Do not go gentle into that good night,
Dylan Thomas
Old age should burn and rave at close of day;
Rage, rage against the dying of the light.
And now, the end. Like Bach before him, Beethoven ends (at least for this history) with a fugue. Beethoven had written a grand fugue to close his String Quartet No. 13, but the fugue was not well-received and, on the advice of his publishers, Beethoven ended up writing an alternative, and less satisfying, ending movement for that piece. The Grosse Fuge was posthumously released as a standalone statement of intent. It is wild, complex, dissonant, beautiful, heart-wrenching and absolutely, cataclysmically, epic work.
For me, the Grosse Fuge is not only the greatest work Beethoven ever wrote but just about the most astonishing piece in musical literature.
Glenn Gould
Your cradle was Beethoven’s Grosse Fuge.
Oskar Kokoschka to Arnold Schoenberg
The Grosse Fuge is not birth marked by its age, but forever contemporary.
Igor Stravinsky
The Grosse Fuge opens with a roughly 1 minute Overtura, in which Beethoven presents the four themes that he will revisit, in reverse order. The rest of the composition can be summarized as First Fugue, Second Fugue, March, Third Fugue, March (reprise), and Coda, with each of the fugues and the march based on one of the four themes. These themes are somewhat similar to each other, but vary considerably in rhythm and tempo. They are also quite dissonant (more on that later). The First Fugue begins at roughly the 1 minute mark, with Theme IV. This is no standard fugue: After a recitation of the theme, Beethoven presents three variations on that theme. At around the 5 minute mark, the tempo slows–meno mosso e moderato–and Theme III emerges in the violins. At around the 8 minute mark, the tempo noticably speeds up–allegro molto e con brio–and Theme II (the March) is heard. Less than a minute later, the dark and foreboding theme which opened the Overtura returns for Fugue Three.

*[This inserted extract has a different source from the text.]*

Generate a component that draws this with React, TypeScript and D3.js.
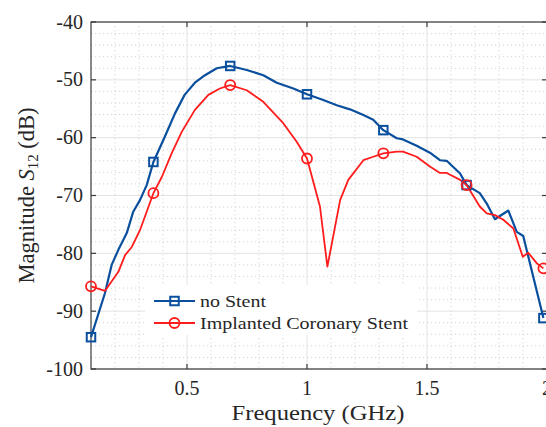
import React from "react";
import * as d3 from "d3";

const freqNoStent = [0.1, 0.158, 0.186, 0.214, 0.249, 0.276, 0.304, 0.332, 0.36, 0.408, 0.45, 0.49, 0.533, 0.575, 0.624, 0.68, 0.749, 0.818, 0.874, 0.943, 1.0, 1.068, 1.124, 1.179, 1.235, 1.276, 1.318, 1.374, 1.4, 1.457, 1.512, 1.554, 1.582, 1.638, 1.665, 1.72, 1.749, 1.783, 1.839, 1.874, 1.901, 1.985];
const valNoStent = [-94.5, -86.9, -82.0, -79.4, -76.5, -72.8, -70.8, -68.2, -64.2, -59.8, -55.8, -52.6, -50.5, -49.2, -48.0, -47.6, -48.3, -49.2, -50.5, -51.5, -52.5, -53.5, -54.4, -55.1, -56.1, -56.9, -58.7, -60.1, -60.3, -61.4, -62.6, -63.9, -64.0, -66.2, -68.2, -69.6, -71.4, -74.1, -72.6, -76.3, -77.0, -91.2];

const freqStent = [0.1, 0.158, 0.214, 0.242, 0.27, 0.304, 0.332, 0.36, 0.395, 0.436, 0.478, 0.533, 0.589, 0.637, 0.68, 0.749, 0.818, 0.901, 0.957, 1.0, 1.054, 1.085, 1.138, 1.172, 1.235, 1.276, 1.318, 1.374, 1.4, 1.457, 1.512, 1.554, 1.582, 1.638, 1.665, 1.72, 1.749, 1.783, 1.818, 1.86, 1.899, 1.922, 1.957, 1.985];
const valStent = [-85.7, -86.5, -83.2, -80.3, -78.9, -76.0, -72.8, -69.6, -66.8, -62.7, -59.0, -55.2, -52.6, -51.5, -50.9, -51.8, -53.8, -57.5, -60.7, -63.6, -71.9, -82.3, -70.8, -67.3, -63.9, -63.3, -62.7, -62.4, -62.4, -63.3, -65.0, -66.1, -66.1, -67.3, -68.2, -71.9, -73.1, -73.4, -74.2, -75.7, -80.6, -79.9, -81.7, -82.6];

const markerFreqs = [0.1, 0.36, 0.68, 1.0, 1.318, 1.665, 1.985];

const xMajorTicks = [0.5, 1, 1.5, 2];
const xTickLabels = ["0.5", "1", "1.5", "2"];
const yMajorTicks = [-40, -50, -60, -70, -80, -90, -100];
const yTickLabels = ["-40", "-50", "-60", "-70", "-80", "-90", "-100"];

const seriesNames = ["no Stent", "Implanted Coronary Stent"];

const BLUE = "#0a4f9e";
const RED = "#ff1c1c";
const FONT = "'Liberation Serif', 'DejaVu Serif', serif";

export default function App() {
  const W = 546, H = 427;
  const L = 91, T = 22, R = 547, B = 369;
  const x = d3.scaleLinear().domain([0.1, 2]).range([L, R]);
  const y = d3.scaleLinear().domain([-100, -40]).range([B, T]);

  const line = d3.line<[number, number]>().x(d => x(d[0])).y(d => y(d[1]));
  const blueData: [number, number][] = freqNoStent.map((f, i) => [f, valNoStent[i]]);
  const redData: [number, number][] = freqStent.map((f, i) => [f, valStent[i]]);
  const blueMarks = blueData.filter(d => markerFreqs.some(m => Math.abs(m - d[0]) < 1e-6));
  const redMarks = redData.filter(d => markerFreqs.some(m => Math.abs(m - d[0]) < 1e-6));

  const xMinor = d3.range(2, 20).map(i => i / 10).filter(v => !xMajorTicks.some(t => Math.abs(t - v) < 1e-6));
  const yMinor = d3.range(-98, -40, 2).filter(v => v % 10 !== 0);
  const sq = 8.5;

  return (
    <svg width={W} height={H} style={{ position: "absolute", left: 0, top: 0, background: "#fff" }} fontFamily={FONT}>
      <defs>
        <clipPath id="plotclip">
          <rect x={L - 6} y={T - 6} width={R - L + 12} height={B - T + 12} />
        </clipPath>
      </defs>
      <rect x={L} y={T} width={R - L} height={B - T} fill="#fff" />
      {xMinor.map(v => (
        <line key={"xm" + v} x1={x(v)} x2={x(v)} y1={T} y2={B} stroke="#c8c8c8" strokeWidth={0.8} strokeDasharray="1.2,2.8" />
      ))}
      {yMinor.map(v => (
        <line key={"ym" + v} x1={L} x2={R} y1={y(v)} y2={y(v)} stroke="#c8c8c8" strokeWidth={0.8} strokeDasharray="1.2,2.8" />
      ))}
      {xMajorTicks.map(v => (
        <line key={"xg" + v} x1={x(v)} x2={x(v)} y1={T} y2={B} stroke="#e3e3e3" strokeWidth={1} />
      ))}
      {yMajorTicks.map(v => (
        <line key={"yg" + v} x1={L} x2={R} y1={y(v)} y2={y(v)} stroke="#e3e3e3" strokeWidth={1} />
      ))}
      <rect x={L} y={T} width={R - L} height={B - T} fill="none" stroke="#3a3a3a" strokeWidth={1.2} />
      {xMajorTicks.map(v => (
        <g key={"xt" + v}>
          <line x1={x(v)} x2={x(v)} y1={B} y2={B - 5} stroke="#3a3a3a" strokeWidth={1.2} />
          <line x1={x(v)} x2={x(v)} y1={T} y2={T + 5} stroke="#3a3a3a" strokeWidth={1.2} />
        </g>
      ))}
      {yMajorTicks.map(v => (
        <g key={"yt" + v}>
          <line x1={L} x2={L + 5} y1={y(v)} y2={y(v)} stroke="#3a3a3a" strokeWidth={1.2} />
          <line x1={R} x2={R - 5} y1={y(v)} y2={y(v)} stroke="#3a3a3a" strokeWidth={1.2} />
        </g>
      ))}
      {xMajorTicks.map((v, i) => (
        <text key={"xl" + v} x={x(v)} y={395} textAnchor="middle" fontSize={20} fill="#262626">{xTickLabels[i]}</text>
      ))}
      {yMajorTicks.map((v, i) => (
        <text key={"yl" + v} x={83} y={y(v) + 6.5} textAnchor="end" fontSize={20} fill="#262626">{yTickLabels[i]}</text>
      ))}
      <text x={318} y={420} textAnchor="middle" fontSize={21} fill="#262626" textLength={173} lengthAdjust="spacingAndGlyphs">Frequency (GHz)</text>
      <text transform={`translate(34,${(T + B) / 2}) rotate(-90)`} textAnchor="middle" fontSize={22.5} fill="#262626">
        Magnitude <tspan fontStyle="italic">S</tspan><tspan fontSize={15} dy={4}>12</tspan><tspan dy={-4}> (dB)</tspan>
      </text>
      <g clipPath="url(#plotclip)">
        <path d={line(blueData) || ""} fill="none" stroke={BLUE} strokeWidth={2.2} strokeLinejoin="round" />
        <path d={line(redData) || ""} fill="none" stroke={RED} strokeWidth={1.8} strokeLinejoin="round" />
        {blueMarks.map((d, i) => (
          <rect key={"bm" + i} x={x(d[0]) - sq / 2} y={y(d[1]) - sq / 2} width={sq} height={sq} fill="none" stroke={BLUE} strokeWidth={2} />
        ))}
        {redMarks.map((d, i) => (
          <circle key={"rm" + i} cx={x(d[0])} cy={y(d[1])} r={5} fill="none" stroke={RED} strokeWidth={1.8} />
        ))}
      </g>
      <rect x={145} y={285} width={272} height={50} fill="#fff" />
      <line x1={154} x2={195} y1={301} y2={301} stroke={BLUE} strokeWidth={2.2} />
      <rect x={174.5 - sq / 2} y={301 - sq / 2} width={sq} height={sq} fill="none" stroke={BLUE} strokeWidth={2} />
      <text x={200} y={307} fontSize={17} fill="#262626" textLength={66} lengthAdjust="spacingAndGlyphs">{seriesNames[0]}</text>
      <line x1={154} x2={195} y1={323} y2={323} stroke={RED} strokeWidth={1.8} />
      <circle cx={174.5} cy={323} r={5} fill="none" stroke={RED} strokeWidth={1.8} />
      <text x={200} y={329} fontSize={17} fill="#262626" textLength={208} lengthAdjust="spacingAndGlyphs">{seriesNames[1]}</text>
    </svg>
  );
}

And then, Beethoven really takes off to undiscovered lands. In what some call “an orgy of trills”, Beethoven takes the composition into what can only be described as a “development” section. For those keeping score, Beethoven has now combined a fugue with a theme and variation AND a sonata form, while not respecting the rules of any of them. In this quasi-development section, we can discern fragments of the three fugues, mangled nearly beyond all recognition. At last, at around the 11 minute mark, Theme III (the March) returns in what many have called a “recapitulation” of sorts before transitioning to a coda at around the 13 minute mark. Cycling through each of the themes, the fugue finally comes to an end as Theme IV seemlessly leads to the perfunctory, and unsatisfying, closing chords.
[T]he end of the Grosse Fuge contains a deeply personal valedictory message. After taking a simplistic and unattractive theme through the extraordinary paces of his imagination, Beethoven provides a final audience-pleasing fillip, but he dares us not to believe it for a moment, as such a brief gesture cannot possibly serve as a genuinely satisfying conclusion after such an outpouring of profound creativity. . . . Rather, Beethoven has laid out the pieces of a complex puzzle in the overture, shown us a few possible solutions and then sets out the components once again in the coda, shuffles his cards, hands them to us and challenges us to embark on our own creative quest. Having pushed music as far as he could to the farthest reaches of his own extraordinary invention, Beethoven simply leaves us his materials, shrugs and walks off, daring us to expand music yet further into realms where not even he was prepared to venture.
Peter Gutmann
The Grosse Fuge would take the better part of 100 years to enter the canon. Its first public performance would not come until 1859 and its extreme dissonances and complex structure continue to devide audiences to this day. In compositional circles, however, the Grosse Fuge started a revolution. Having erected his musical edifice surreptitiously from the inside, Beethoven’s new world fully burst forth in this great fugue, shattering the facade of Western music in the process. Theme I, a chromatic motif comprised of eight notes, is a harbinger of atonality and the twelve-tone serialism developed by Arnold Schoenberg For those who decry the atonal music of the 20th century, the Grosse Fuge is nothing less than Armageddon.
Rage, rage against the dying of the light.
Ludwig van Beethoven, Grosse Fuge in B-Flat, Op. 133:
In an age dominated by pessimism amidst the chaos of existence, Beethoven, particularly in his late period works, presents us with divine hope—lingering underneath the brutal chaos of his compositions is a tightly controlled order. Writing at the dawn of the breaking of European society, by reason of the Enlightenment as much as by the coming Industrial Revolution, Beethoven presents us with works of art that are the perfect summation of the human existence.
Here endeth Beethoven. We shall not see his like again.